* _INFORMATION SHOWN_:

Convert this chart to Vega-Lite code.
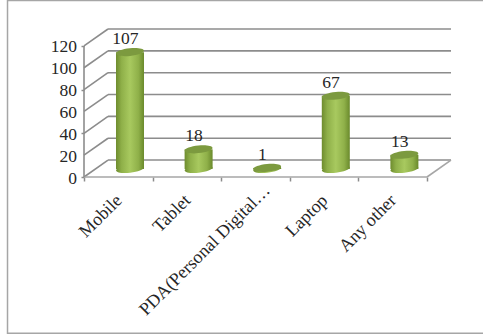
{
  "$schema": "https://vega.github.io/schema/vega-lite/v6.json",
  "autosize": "none",
  "width": 367,
  "height": 148,
  "padding": {"left": 84, "top": 29, "right": 32, "bottom": 157},
  "background": "white",
  "config": {"view": {"stroke": null}, "font": "Liberation Serif"},
  "datasets": {
    "devices": [
      {"category": "Mobile", "pos": 0.5, "value": 107},
      {"category": "Tablet", "pos": 1.5, "value": 18},
      {"category": "PDA(Personal Digital…", "pos": 2.5, "value": 1},
      {"category": "Laptop", "pos": 3.5, "value": 67},
      {"category": "Any other", "pos": 4.5, "value": 13}
    ],
    "levels": [
      {"v": 0, "vBack": 15.5},
      {"v": 20, "vBack": 35.5},
      {"v": 40, "vBack": 55.5},
      {"v": 60, "vBack": 75.5},
      {"v": 80, "vBack": 95.5},
      {"v": 100, "vBack": 115.5},
      {"v": 120, "vBack": 135.5}
    ]
  },
  "layer": [
    {
      "description": "Outer chart frame",
      "data": {"values": [{"left": -1.115, "right": 7, "bottom": -143, "top": 161.5}]},
      "mark": {"type": "rect", "fill": null, "stroke": "#a6a6a6", "strokeWidth": 1.5, "clip": false},
      "encoding": {
        "x": {"field": "left", "type": "quantitative", "scale": {"domain": [0, 5.35], "nice": false, "zero": false, "padding": 0},
          "axis": {"values": [0, 1, 2, 3, 4, 5], "labels": false, "title": null, "grid": false, "domain": false, "ticks": true, "tickSize": 4, "tickColor": "#8c8c8c", "tickWidth": 1.5}},
        "x2": {"field": "right"},
        "y": {"field": "bottom", "type": "quantitative", "scale": {"domain": [0, 135.5], "nice": false, "zero": false, "padding": 0},
          "axis": {"values": [0, 20, 40, 60, 80, 100, 120], "labels": false, "title": null, "grid": false, "domain": false, "tickSize": 3, "tickColor": "#8c8c8c", "tickWidth": 1.5}},
        "y2": {"field": "top"}
      }
    },
    {
      "description": "Back wall gridlines",
      "data": {"name": "levels"},
      "mark": {"type": "rule", "stroke": "#8c8c8c", "strokeWidth": 1.6},
      "encoding": {
        "x": {"datum": 0.35, "type": "quantitative"},
        "x2": {"datum": 5.35},
        "y": {"field": "vBack", "type": "quantitative"}
      }
    },
    {
      "description": "Side wall diagonals",
      "data": {"name": "levels"},
      "mark": {"type": "rule", "stroke": "#8c8c8c", "strokeWidth": 1.6},
      "encoding": {
        "x": {"datum": 0, "type": "quantitative"},
        "x2": {"datum": 0.35},
        "y": {"field": "v", "type": "quantitative"},
        "y2": {"field": "vBack"}
      }
    },
    {
      "description": "Floor edge on the right",
      "data": {"values": [{"v": 0, "vBack": 15.5}]},
      "mark": {"type": "rule", "stroke": "#a6a6a6", "strokeWidth": 1.6},
      "encoding": {
        "x": {"datum": 5, "type": "quantitative"},
        "x2": {"datum": 5.35},
        "y": {"field": "v", "type": "quantitative"},
        "y2": {"field": "vBack"}
      }
    },
    {
      "description": "Front floor edge",
      "data": {"values": [{"v": 0}]},
      "mark": {"type": "rule", "stroke": "#a6a6a6", "strokeWidth": 1.6},
      "encoding": {
        "x": {"datum": 0, "type": "quantitative"},
        "x2": {"datum": 5},
        "y": {"field": "v", "type": "quantitative"}
      }
    },
    {
      "description": "Value axis line",
      "data": {"values": [{"from": 0, "to": 120}]},
      "mark": {"type": "rule", "stroke": "#8c8c8c", "strokeWidth": 1.6},
      "encoding": {
        "x": {"datum": 0, "type": "quantitative"},
        "y": {"field": "from", "type": "quantitative"},
        "y2": {"field": "to"}
      }
    },
    {
      "description": "Value axis labels, one per level",
      "data": {"name": "levels"},
      "mark": {"type": "text", "font": "Liberation Serif", "fontSize": 17.5, "color": "#262626", "align": "right", "baseline": "middle", "xOffset": -7, "yOffset": 1.5},
      "encoding": {
        "x": {"datum": 0, "type": "quantitative"},
        "y": {"field": "v", "type": "quantitative"},
        "text": {"field": "v", "type": "quantitative"}
      }
    },
    {
      "description": "Cylinder base",
      "data": {"name": "devices"},
      "mark": {
        "type": "point", "filled": true, "opacity": 1, "size": 784, "xOffset": 11.7, "yOffset": -8,
        "shape": "M-0.995,0.1 A1,0.27 -6 1 1 0.995,-0.1 A1,0.27 -6 1 1 -0.995,0.1 Z",
        "fill": {"x1": 0, "x2": 1, "y1": 0, "y2": 0, "gradient": "linear", "stops": [
          {"offset": 0, "color": "#6e8c2e"}, {"offset": 0.2, "color": "#8fb049"}, {"offset": 0.5, "color": "#a8c95f"}, {"offset": 0.8, "color": "#8fb049"}, {"offset": 1, "color": "#6a8a2c"}]}
      },
      "encoding": {
        "x": {"field": "pos", "type": "quantitative"},
        "y": {"datum": 0, "type": "quantitative"}
      }
    },
    {
      "description": "Cylinder body",
      "data": {"name": "devices"},
      "mark": {
        "type": "bar", "width": 28, "xOffset": 11.7, "yOffset": -8, "y2Offset": -8,
        "fill": {"x1": 0, "x2": 1, "y1": 0, "y2": 0, "gradient": "linear", "stops": [
          {"offset": 0, "color": "#6e8c2e"}, {"offset": 0.2, "color": "#8fb049"}, {"offset": 0.5, "color": "#a8c95f"}, {"offset": 0.8, "color": "#8fb049"}, {"offset": 1, "color": "#6a8a2c"}]}
      },
      "encoding": {
        "x": {"field": "pos", "type": "quantitative"},
        "y": {"field": "value", "type": "quantitative"},
        "y2": {"datum": 0}
      }
    },
    {
      "description": "Cylinder top",
      "data": {"name": "devices"},
      "mark": {
        "type": "point", "filled": true, "opacity": 1, "size": 784, "xOffset": 11.7, "yOffset": -8,
        "shape": "M-0.995,0.1 A1,0.27 -6 1 1 0.995,-0.1 A1,0.27 -6 1 1 -0.995,0.1 Z",
        "fill": "#7c9a3f"
      },
      "encoding": {
        "x": {"field": "pos", "type": "quantitative"},
        "y": {"field": "value", "type": "quantitative"}
      }
    },
    {
      "description": "Value labels",
      "data": {"name": "devices"},
      "mark": {"type": "text", "font": "Liberation Serif", "fontSize": 17.5, "color": "#262626", "xOffset": 7, "yOffset": -21},
      "encoding": {
        "x": {"field": "pos", "type": "quantitative"},
        "y": {"field": "value", "type": "quantitative"},
        "text": {"field": "value", "type": "quantitative"}
      }
    },
    {
      "description": "Category labels",
      "data": {"name": "devices"},
      "transform": [{"filter": "datum.pos !== 2.5"}],
      "mark": {"type": "text", "font": "Liberation Serif", "fontSize": 18, "color": "#262626", "angle": 315, "align": "right", "baseline": "middle", "xOffset": 1, "yOffset": 21},
      "encoding": {
        "x": {"field": "pos", "type": "quantitative"},
        "y": {"datum": 0, "type": "quantitative"},
        "text": {"field": "category", "type": "nominal"}
      }
    },
    {
      "description": "Truncated long category label, set a little further along the axis",
      "data": {"name": "devices"},
      "transform": [{"filter": "datum.pos === 2.5"}],
      "mark": {"type": "text", "font": "Liberation Serif", "fontSize": 18, "color": "#262626", "angle": 315, "align": "right", "baseline": "middle", "xOffset": 12, "yOffset": 11},
      "encoding": {
        "x": {"field": "pos", "type": "quantitative"},
        "y": {"datum": 0, "type": "quantitative"},
        "text": {"field": "category", "type": "nominal"}
      }
    }
  ]
}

* _WORK INSTRUCTIONS_: Transcribe each line above verbatim, with the pictures left out.

* _ANSWER FOR THE TASK_:
Convert this chart to Vega-Lite code.
{
  "$schema": "https://vega.github.io/schema/vega-lite/v6.json",
  "autosize": "none",
  "width": 367,
  "height": 148,
  "padding": {"left": 84, "top": 29, "right": 32, "bottom": 157},
  "background": "white",
  "config": {"view": {"stroke": null}, "font": "Liberation Serif"},
  "datasets": {
    "devices": [
      {"category": "Mobile", "pos": 0.5, "value": 107},
      {"category": "Tablet", "pos": 1.5, "value": 18},
      {"category": "PDA(Personal Digital…", "pos": 2.5, "value": 1},
      {"category": "Laptop", "pos": 3.5, "value": 67},
      {"category": "Any other", "pos": 4.5, "value": 13}
    ],
    "levels": [
      {"v": 0, "vBack": 15.5},
      {"v": 20, "vBack": 35.5},
      {"v": 40, "vBack": 55.5},
      {"v": 60, "vBack": 75.5},
      {"v": 80, "vBack": 95.5},
      {"v": 100, "vBack": 115.5},
      {"v": 120, "vBack": 135.5}
    ]
  },
  "layer": [
    {
      "description": "Outer chart frame",
      "data": {"values": [{"left": -1.115, "right": 7, "bottom": -143, "top": 161.5}]},
      "mark": {"type": "rect", "fill": null, "stroke": "#a6a6a6", "strokeWidth": 1.5, "clip": false},
      "encoding": {
        "x": {"field": "left", "type": "quantitative", "scale": {"domain": [0, 5.35], "nice": false, "zero": false, "padding": 0},
          "axis": {"values": [0, 1, 2, 3, 4, 5], "labels": false, "title": null, "grid": false, "domain": false, "ticks": true, "tickSize": 4, "tickColor": "#8c8c8c", "tickWidth": 1.5}},
        "x2": {"field": "right"},
        "y": {"field": "bottom", "type": "quantitative", "scale": {"domain": [0, 135.5], "nice": false, "zero": false, "padding": 0},
          "axis": {"values": [0, 20, 40, 60, 80, 100, 120], "labels": false, "title": null, "grid": false, "domain": false, "tickSize": 3, "tickColor": "#8c8c8c", "tickWidth": 1.5}},
        "y2": {"field": "top"}
      }
    },
    {
      "description": "Back wall gridlines",
      "data": {"name": "levels"},
      "mark": {"type": "rule", "stroke": "#8c8c8c", "strokeWidth": 1.6},
      "encoding": {
        "x": {"datum": 0.35, "type": "quantitative"},
        "x2": {"datum": 5.35},
        "y": {"field": "vBack", "type": "quantitative"}
      }
    },
    {
      "description": "Side wall diagonals",
      "data": {"name": "levels"},
      "mark": {"type": "rule", "stroke": "#8c8c8c", "strokeWidth": 1.6},
      "encoding": {
        "x": {"datum": 0, "type": "quantitative"},
        "x2": {"datum": 0.35},
        "y": {"field": "v", "type": "quantitative"},
        "y2": {"field": "vBack"}
      }
    },
    {
      "description": "Floor edge on the right",
      "data": {"values": [{"v": 0, "vBack": 15.5}]},
      "mark": {"type": "rule", "stroke": "#a6a6a6", "strokeWidth": 1.6},
      "encoding": {
        "x": {"datum": 5, "type": "quantitative"},
        "x2": {"datum": 5.35},
        "y": {"field": "v", "type": "quantitative"},
        "y2": {"field": "vBack"}
      }
    },
    {
      "description": "Front floor edge",
      "data": {"values": [{"v": 0}]},
      "mark": {"type": "rule", "stroke": "#a6a6a6", "strokeWidth": 1.6},
      "encoding": {
        "x": {"datum": 0, "type": "quantitative"},
        "x2": {"datum": 5},
        "y": {"field": "v", "type": "quantitative"}
      }
    },
    {
      "description": "Value axis line",
      "data": {"values": [{"from": 0, "to": 120}]},
      "mark": {"type": "rule", "stroke": "#8c8c8c", "strokeWidth": 1.6},
      "encoding": {
        "x": {"datum": 0, "type": "quantitative"},
        "y": {"field": "from", "type": "quantitative"},
        "y2": {"field": "to"}
      }
    },
    {
      "description": "Value axis labels, one per level",
      "data": {"name": "levels"},
      "mark": {"type": "text", "font": "Liberation Serif", "fontSize": 17.5, "color": "#262626", "align": "right", "baseline": "middle", "xOffset": -7, "yOffset": 1.5},
      "encoding": {
        "x": {"datum": 0, "type": "quantitative"},
        "y": {"field": "v", "type": "quantitative"},
        "text": {"field": "v", "type": "quantitative"}
      }
    },
    {
      "description": "Cylinder base",
      "data": {"name": "devices"},
      "mark": {
        "type": "point", "filled": true, "opacity": 1, "size": 784, "xOffset": 11.7, "yOffset": -8,
        "shape": "M-0.995,0.1 A1,0.27 -6 1 1 0.995,-0.1 A1,0.27 -6 1 1 -0.995,0.1 Z",
        "fill": {"x1": 0, "x2": 1, "y1": 0, "y2": 0, "gradient": "linear", "stops": [
          {"offset": 0, "color": "#6e8c2e"}, {"offset": 0.2, "color": "#8fb049"}, {"offset": 0.5, "color": "#a8c95f"}, {"offset": 0.8, "color": "#8fb049"}, {"offset": 1, "color": "#6a8a2c"}]}
      },
      "encoding": {
        "x": {"field": "pos", "type": "quantitative"},
        "y": {"datum": 0, "type": "quantitative"}
      }
    },
    {
      "description": "Cylinder body",
      "data": {"name": "devices"},
      "mark": {
        "type": "bar", "width": 28, "xOffset": 11.7, "yOffset": -8, "y2Offset": -8,
        "fill": {"x1": 0, "x2": 1, "y1": 0, "y2": 0, "gradient": "linear", "stops": [
          {"offset": 0, "color": "#6e8c2e"}, {"offset": 0.2, "color": "#8fb049"}, {"offset": 0.5, "color": "#a8c95f"}, {"offset": 0.8, "color": "#8fb049"}, {"offset": 1, "color": "#6a8a2c"}]}
      },
      "encoding": {
        "x": {"field": "pos", "type": "quantitative"},
        "y": {"field": "value", "type": "quantitative"},
        "y2": {"datum": 0}
      }
    },
    {
      "description": "Cylinder top",
      "data": {"name": "devices"},
      "mark": {
        "type": "point", "filled": true, "opacity": 1, "size": 784, "xOffset": 11.7, "yOffset": -8,
        "shape": "M-0.995,0.1 A1,0.27 -6 1 1 0.995,-0.1 A1,0.27 -6 1 1 -0.995,0.1 Z",
        "fill": "#7c9a3f"
      },
      "encoding": {
        "x": {"field": "pos", "type": "quantitative"},
        "y": {"field": "value", "type": "quantitative"}
      }
    },
    {
      "description": "Value labels",
      "data": {"name": "devices"},
      "mark": {"type": "text", "font": "Liberation Serif", "fontSize": 17.5, "color": "#262626", "xOffset": 7, "yOffset": -21},
      "encoding": {
        "x": {"field": "pos", "type": "quantitative"},
        "y": {"field": "value", "type": "quantitative"},
        "text": {"field": "value", "type": "quantitative"}
      }
    },
    {
      "description": "Category labels",
      "data": {"name": "devices"},
      "transform": [{"filter": "datum.pos !== 2.5"}],
      "mark": {"type": "text", "font": "Liberation Serif", "fontSize": 18, "color": "#262626", "angle": 315, "align": "right", "baseline": "middle", "xOffset": 1, "yOffset": 21},
      "encoding": {
        "x": {"field": "pos", "type": "quantitative"},
        "y": {"datum": 0, "type": "quantitative"},
        "text": {"field": "category", "type": "nominal"}
      }
    },
    {
      "description": "Truncated long category label, set a little further along the axis",
      "data": {"name": "devices"},
      "transform": [{"filter": "datum.pos === 2.5"}],
      "mark": {"type": "text", "font": "Liberation Serif", "fontSize": 18, "color": "#262626", "angle": 315, "align": "right", "baseline": "middle", "xOffset": 12, "yOffset": 11},
      "encoding": {
        "x": {"field": "pos", "type": "quantitative"},
        "y": {"datum": 0, "type": "quantitative"},
        "text": {"field": "category", "type": "nominal"}
      }
    }
  ]
}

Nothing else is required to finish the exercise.